++++ Raw data
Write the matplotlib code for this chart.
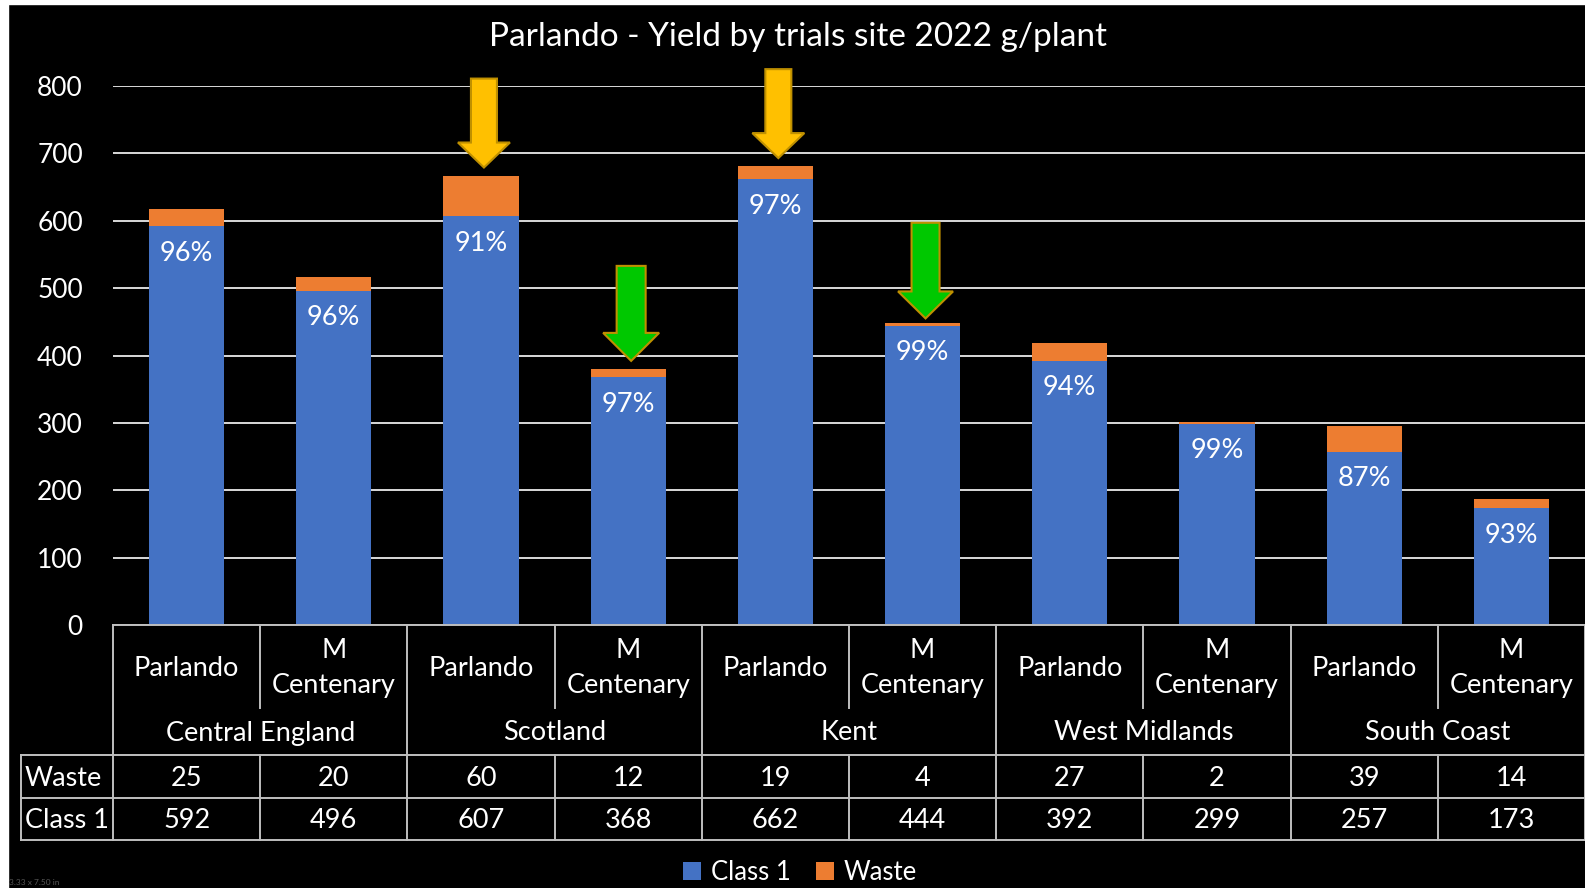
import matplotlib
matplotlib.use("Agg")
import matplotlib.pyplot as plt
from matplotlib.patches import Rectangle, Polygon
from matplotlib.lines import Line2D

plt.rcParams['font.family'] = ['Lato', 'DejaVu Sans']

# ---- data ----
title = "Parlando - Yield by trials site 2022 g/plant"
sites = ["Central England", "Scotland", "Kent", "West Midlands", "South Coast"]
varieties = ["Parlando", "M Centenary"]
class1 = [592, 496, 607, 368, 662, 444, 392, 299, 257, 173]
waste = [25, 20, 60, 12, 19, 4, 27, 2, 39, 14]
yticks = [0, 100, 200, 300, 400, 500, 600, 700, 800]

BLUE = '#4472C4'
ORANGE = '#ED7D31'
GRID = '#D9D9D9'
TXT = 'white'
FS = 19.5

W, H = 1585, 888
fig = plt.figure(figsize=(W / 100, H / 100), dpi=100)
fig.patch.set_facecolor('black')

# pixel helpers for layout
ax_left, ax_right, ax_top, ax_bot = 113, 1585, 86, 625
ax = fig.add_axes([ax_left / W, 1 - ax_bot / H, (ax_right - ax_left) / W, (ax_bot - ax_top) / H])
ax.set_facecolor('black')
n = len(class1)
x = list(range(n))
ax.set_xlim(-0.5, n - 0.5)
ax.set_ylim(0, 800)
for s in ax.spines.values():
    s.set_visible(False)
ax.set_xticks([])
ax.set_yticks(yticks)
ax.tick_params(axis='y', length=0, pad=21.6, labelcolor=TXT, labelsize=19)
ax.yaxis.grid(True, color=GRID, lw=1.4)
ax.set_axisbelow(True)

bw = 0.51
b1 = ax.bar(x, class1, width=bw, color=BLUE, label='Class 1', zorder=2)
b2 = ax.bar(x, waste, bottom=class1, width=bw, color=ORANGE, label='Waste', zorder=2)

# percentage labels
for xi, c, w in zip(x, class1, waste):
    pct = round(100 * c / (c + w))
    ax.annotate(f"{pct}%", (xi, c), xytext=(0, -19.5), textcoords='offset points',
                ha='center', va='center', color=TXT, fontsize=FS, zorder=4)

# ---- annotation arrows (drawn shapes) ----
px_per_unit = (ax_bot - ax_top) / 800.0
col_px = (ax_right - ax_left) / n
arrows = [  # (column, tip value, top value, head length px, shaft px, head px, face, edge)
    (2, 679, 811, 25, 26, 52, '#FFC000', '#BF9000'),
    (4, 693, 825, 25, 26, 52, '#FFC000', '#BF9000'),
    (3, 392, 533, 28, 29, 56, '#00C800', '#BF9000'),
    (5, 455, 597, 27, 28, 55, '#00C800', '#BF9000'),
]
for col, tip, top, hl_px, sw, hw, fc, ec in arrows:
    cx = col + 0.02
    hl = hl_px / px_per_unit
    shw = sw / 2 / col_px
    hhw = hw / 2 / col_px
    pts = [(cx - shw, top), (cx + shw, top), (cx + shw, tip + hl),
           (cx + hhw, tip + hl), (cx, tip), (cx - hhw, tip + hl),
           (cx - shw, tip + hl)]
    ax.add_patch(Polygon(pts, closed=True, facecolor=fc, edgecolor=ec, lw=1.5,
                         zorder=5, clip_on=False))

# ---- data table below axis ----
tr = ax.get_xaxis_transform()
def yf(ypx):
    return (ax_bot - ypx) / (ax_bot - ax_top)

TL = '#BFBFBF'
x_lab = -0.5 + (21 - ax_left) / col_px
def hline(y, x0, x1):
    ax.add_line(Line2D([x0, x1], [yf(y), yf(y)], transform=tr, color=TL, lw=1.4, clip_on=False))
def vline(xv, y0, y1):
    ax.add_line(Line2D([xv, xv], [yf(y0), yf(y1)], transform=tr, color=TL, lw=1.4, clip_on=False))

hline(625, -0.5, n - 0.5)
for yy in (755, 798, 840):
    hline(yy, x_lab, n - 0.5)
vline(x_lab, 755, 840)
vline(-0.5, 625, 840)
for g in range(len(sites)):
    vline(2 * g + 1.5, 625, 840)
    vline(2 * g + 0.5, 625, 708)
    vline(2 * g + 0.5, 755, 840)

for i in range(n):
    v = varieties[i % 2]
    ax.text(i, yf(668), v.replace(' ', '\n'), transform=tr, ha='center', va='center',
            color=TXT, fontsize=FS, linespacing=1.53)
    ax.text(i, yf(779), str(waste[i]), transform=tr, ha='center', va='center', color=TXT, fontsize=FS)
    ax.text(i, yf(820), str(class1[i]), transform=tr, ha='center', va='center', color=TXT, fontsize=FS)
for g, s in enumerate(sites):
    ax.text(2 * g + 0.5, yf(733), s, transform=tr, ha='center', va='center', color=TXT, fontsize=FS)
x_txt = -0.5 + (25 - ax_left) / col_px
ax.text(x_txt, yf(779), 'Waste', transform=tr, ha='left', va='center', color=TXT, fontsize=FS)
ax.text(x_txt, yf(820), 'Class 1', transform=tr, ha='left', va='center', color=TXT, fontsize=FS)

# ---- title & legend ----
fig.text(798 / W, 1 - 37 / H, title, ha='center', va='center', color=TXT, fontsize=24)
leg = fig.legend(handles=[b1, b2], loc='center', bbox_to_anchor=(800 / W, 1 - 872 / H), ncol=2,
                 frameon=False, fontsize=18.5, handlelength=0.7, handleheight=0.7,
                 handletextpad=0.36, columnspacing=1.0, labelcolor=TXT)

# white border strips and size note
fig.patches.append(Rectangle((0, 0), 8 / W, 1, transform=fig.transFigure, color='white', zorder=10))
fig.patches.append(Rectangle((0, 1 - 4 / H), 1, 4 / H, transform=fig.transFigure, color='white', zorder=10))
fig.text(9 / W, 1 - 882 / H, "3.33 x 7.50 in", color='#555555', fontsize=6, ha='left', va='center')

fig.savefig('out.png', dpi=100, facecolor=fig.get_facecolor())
++++++++
→ **Problem details**: Working from the listing above, pick out every line that has "matplotlib" and copy it.

→ **Result below**:
Write the matplotlib code for this chart.
import matplotlib
matplotlib.use("Agg")
import matplotlib.pyplot as plt
from matplotlib.patches import Rectangle, Polygon
from matplotlib.lines import Line2D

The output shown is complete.